Fulacht fia, Mashanaglass, Co. Cork
Co. Cork |
Settlement Sites
In a pasture field near Mashanaglass in mid Cork, six ancient cooking sites sit clustered together within the same stretch of ground, each one a low, scorched mound of burnt stone and charcoal that has endured for thousands of years.
That density is what makes this particular spot quietly remarkable. Fulachta fiadh, as they are known in Irish, are among the most common prehistoric monuments in the Irish landscape, yet finding six gathered into a single field is unusual enough to give pause.
A fulacht fia, broadly speaking, is a Bronze Age cooking site, typically identified by the distinctive horseshoe-shaped or kidney-shaped mound of fire-cracked stone that accumulates over years of use. The method involved heating stones in a fire and dropping them into a water-filled trough to bring it to a boil, a process efficient enough to cook large quantities of meat.
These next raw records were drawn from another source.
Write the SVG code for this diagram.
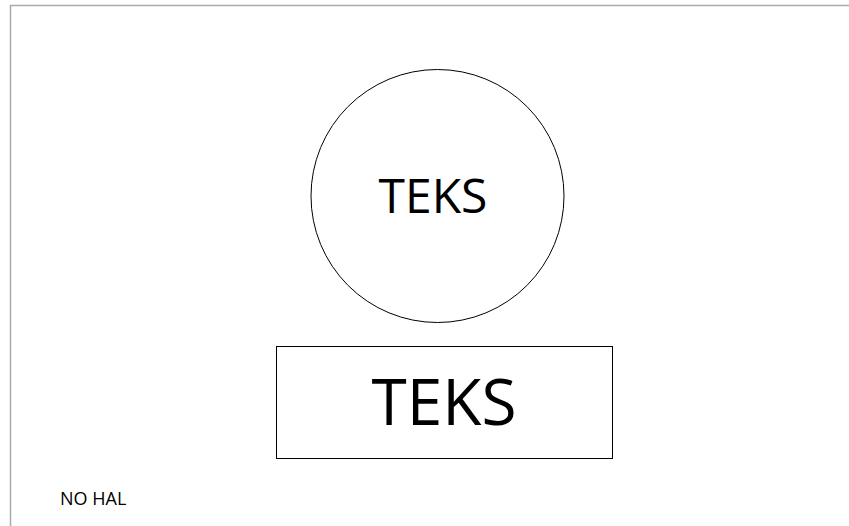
<svg xmlns="http://www.w3.org/2000/svg" width="849" height="526" viewBox="0 0 849 526">
<style>
text{font-family:"Open Sans","Noto Sans",sans-serif;fill:#000;}
.shape{fill:#fff;stroke:#000;stroke-width:1;}
</style>
<rect x="0" y="0" width="849" height="526" fill="#fff"/>
<rect x="10.5" y="5.5" width="900" height="600" fill="none" stroke="#aaa" stroke-width="1.5"/>
<g id="circle-node">
<circle class="shape" cx="437.5" cy="196" r="126.5"/>
<text x="433" y="213" font-size="48" text-anchor="middle">TEKS</text>
</g>
<g id="rect-node">
<rect class="shape" x="276.5" y="346.5" width="336" height="112"/>
<text x="444" y="425" font-size="64" text-anchor="middle">TEKS</text>
</g>
<g id="note">
<text x="60" y="505" font-size="18">NO HAL</text>
</g>
<g id="connectors"></g>
</svg>
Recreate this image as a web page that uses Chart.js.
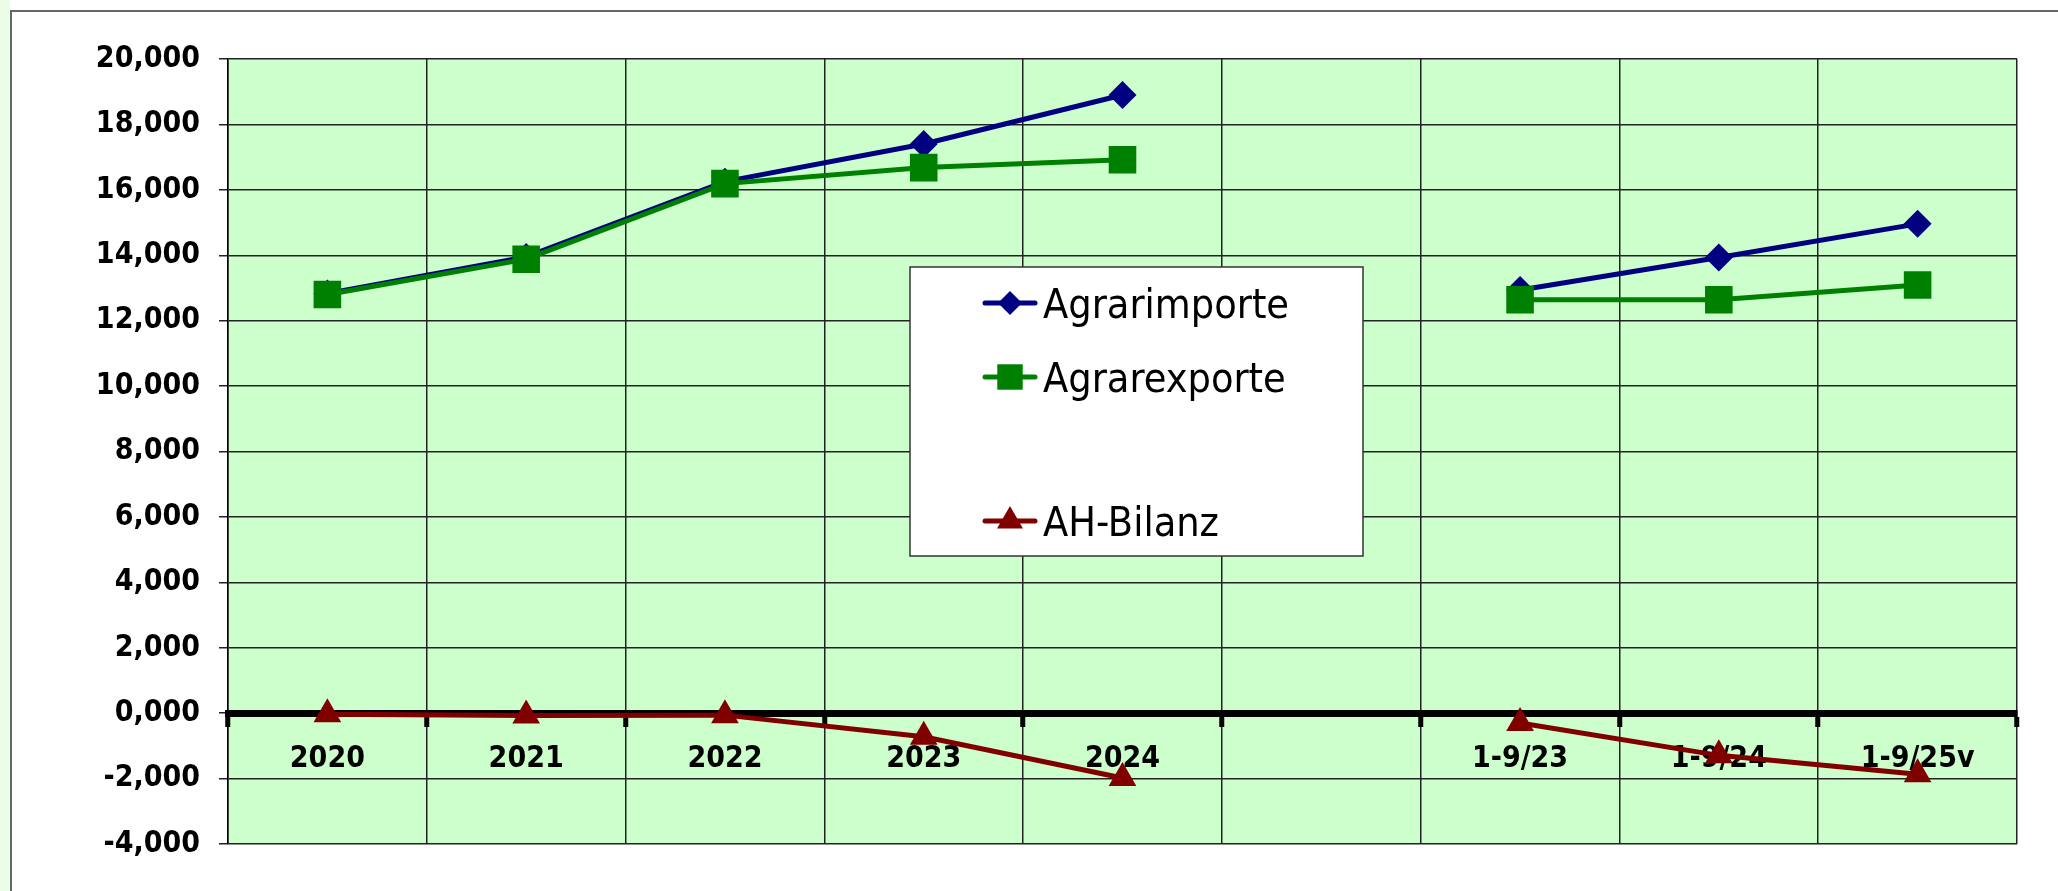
<!DOCTYPE html>
<html>
<head>
<meta charset="utf-8">
<script src="https://cdn.jsdelivr.net/npm/chart.js@4.4.1/dist/chart.umd.min.js"></script>
<style>
  html, body { margin: 0; padding: 0; width: 2058px; height: 891px; overflow: hidden; background: #fff; }
  #strip { position: absolute; left: 0; top: 0; width: 10px; height: 891px; background: #ebfde6; }
  #frame { position: absolute; left: 10px; top: 10px; width: 2060px; height: 890px; background: #fff;
           border-left: 2px solid #666; border-top: 2px solid #666; }
  #chart { position: absolute; left: 0; top: 0; }
</style>
</head>
<body>
<div id="strip"></div>
<div id="frame"></div>
<canvas id="chart" width="2058" height="891"></canvas>
<script>
// values (Mrd. EUR)
const categories = ['2020', '2021', '2022', '2023', '2024', '', '1-9/23', '1-9/24', '1-9/25v'];
const agrarimporte = [12.83, 13.95, 16.25, 17.40, 18.90, null, 12.94, 13.93, 14.96];
const agrarexporte = [12.80, 13.88, 16.19, 16.68, 16.92, null, 12.64, 12.64, 13.09];
const ahBilanz = [-0.03, -0.07, -0.06, -0.72, -1.98, null, -0.30, -1.29, -1.87];
const yTicks = [-4, -2, 0, 2, 4, 6, 8, 10, 12, 14, 16, 18, 20];

const FONT = '"DejaVu Sans Condensed", "Noto Sans", sans-serif';

// light green plot area
const plotBackground = {
    id: 'plotBackground',
    beforeDraw(chart) {
        const { ctx, chartArea: a } = chart;
        ctx.save();
        ctx.fillStyle = '#ccffcc';
        ctx.fillRect(a.left, a.top, a.right - a.left, a.bottom - a.top);
        ctx.restore();
    }
};

// legend box drawn inside the plot, with an empty slot before AH-Bilanz
const legendBox = {
    id: 'legendBox',
    afterDraw(chart) {
        const ctx = chart.ctx;
        const box = { left: 910, top: 267, width: 453, height: 289 };
        const rows = [303, 377, 521];
        ctx.save();
        ctx.fillStyle = '#fff';
        ctx.fillRect(box.left, box.top, box.width, box.height);
        ctx.strokeStyle = '#333';
        ctx.lineWidth = 1.5;
        ctx.strokeRect(box.left, box.top, box.width, box.height);

        chart.data.datasets.forEach((ds, i) => {
            const y = rows[i];
            ctx.strokeStyle = ds.borderColor;
            ctx.lineWidth = 5;
            ctx.lineCap = 'round';
            ctx.beginPath();
            ctx.moveTo(985, y);
            ctx.lineTo(1035, y);
            ctx.stroke();

            ctx.fillStyle = ds.pointBackgroundColor;
            ctx.strokeStyle = ds.pointBorderColor;
            const opts = { pointStyle: ds.pointStyle, radius: ds.legendRadius, rotation: 0, borderWidth: 0 };
            if (Chart.helpers && Chart.helpers.drawPoint) {
                Chart.helpers.drawPoint(ctx, opts, 1010, y);
            } else {
                ctx.beginPath();
                ctx.arc(1010, y, ds.legendRadius * 0.7, 0, Math.PI * 2);
                ctx.fill();
            }

            ctx.fillStyle = '#000';
            ctx.font = '41px ' + FONT;
            ctx.textBaseline = 'alphabetic';
            ctx.textAlign = 'left';
            ctx.fillText(ds.label, 1043, y + 15);
        });
        ctx.restore();
    }
};

new Chart(document.getElementById('chart'), {
    type: 'line',
    data: {
        labels: categories,
        datasets: [
            {
                label: 'Agrarimporte', data: agrarimporte, order: 3,
                borderColor: '#000080', backgroundColor: '#000080',
                pointBackgroundColor: '#000080', pointBorderColor: '#000080',
                pointStyle: 'rectRot', pointRadius: 14, legendRadius: 12,
                borderWidth: 5, pointBorderWidth: 0, tension: 0
            },
            {
                label: 'Agrarexporte', data: agrarexporte, order: 2,
                borderColor: '#008000', backgroundColor: '#008000',
                pointBackgroundColor: '#008000', pointBorderColor: '#008000',
                pointStyle: 'rect', pointRadius: 19.5, legendRadius: 18,
                borderWidth: 5, pointBorderWidth: 0, tension: 0
            },
            {
                label: 'AH-Bilanz', data: ahBilanz, order: 1,
                borderColor: '#800000', backgroundColor: '#800000',
                pointBackgroundColor: '#800000', pointBorderColor: '#800000',
                pointStyle: 'triangle', pointRadius: 16, legendRadius: 15,
                borderWidth: 5, pointBorderWidth: 0, tension: 0
            }
        ]
    },
    options: {
        responsive: false,
        animation: false,
        devicePixelRatio: 1,
        spanGaps: false,
        layout: { padding: { left: 0, top: 59, right: 41, bottom: 47 } },
        plugins: {
            legend: { display: false },
            tooltip: { enabled: false },
            title: { display: false }
        },
        scales: {
            x: {
                type: 'category',
                offset: true,
                position: { y: 0 },
                afterFit(s) { s.height = 0; },
                grid: { offset: true, color: '#222', lineWidth: 1.5, drawTicks: true,
                        tickLength: 10, tickWidth: 5, tickColor: '#000' },
                border: { display: true, color: '#000', width: 7 },
                ticks: { color: '#000', padding: 18, maxRotation: 0, autoSkip: false,
                         font: { family: FONT, size: 30, weight: 'bold' } }
            },
            y: {
                min: -4,
                max: 20,
                afterBuildTicks(s) { s.ticks = yTicks.map(v => ({ value: v })); },
                afterFit(s) { s.width = 228; },
                grid: { color: '#222', lineWidth: 1.5, tickLength: 9, tickColor: '#222' },
                border: { display: true, color: '#000', width: 1.5 },
                ticks: { color: '#000', padding: 19,
                         font: { family: FONT, size: 30, weight: 'bold' },
                         callback: v => v.toFixed(3).replace('.', ',') }
            }
        }
    },
    plugins: [plotBackground, legendBox]
});
</script>
</body>
</html>
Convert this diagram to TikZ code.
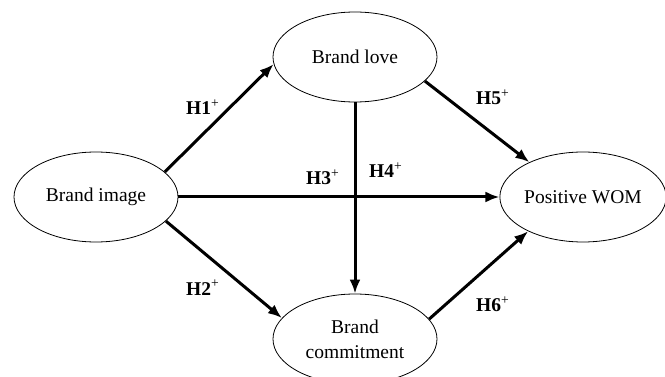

The shattered, heat-fractured stone was discarded in a pile beside the trough, and it is those piles that survive as mounds today. At Mashanaglass, one of the six sites was already recorded as a small mound on an Ordnance Survey map from 1938, and a spread of burnt material has been noted across the area. The sites lie to the north of a stream, which is entirely typical; access to a reliable water source was essential to the whole operation, and fulachta fiadh are almost invariably found close to water.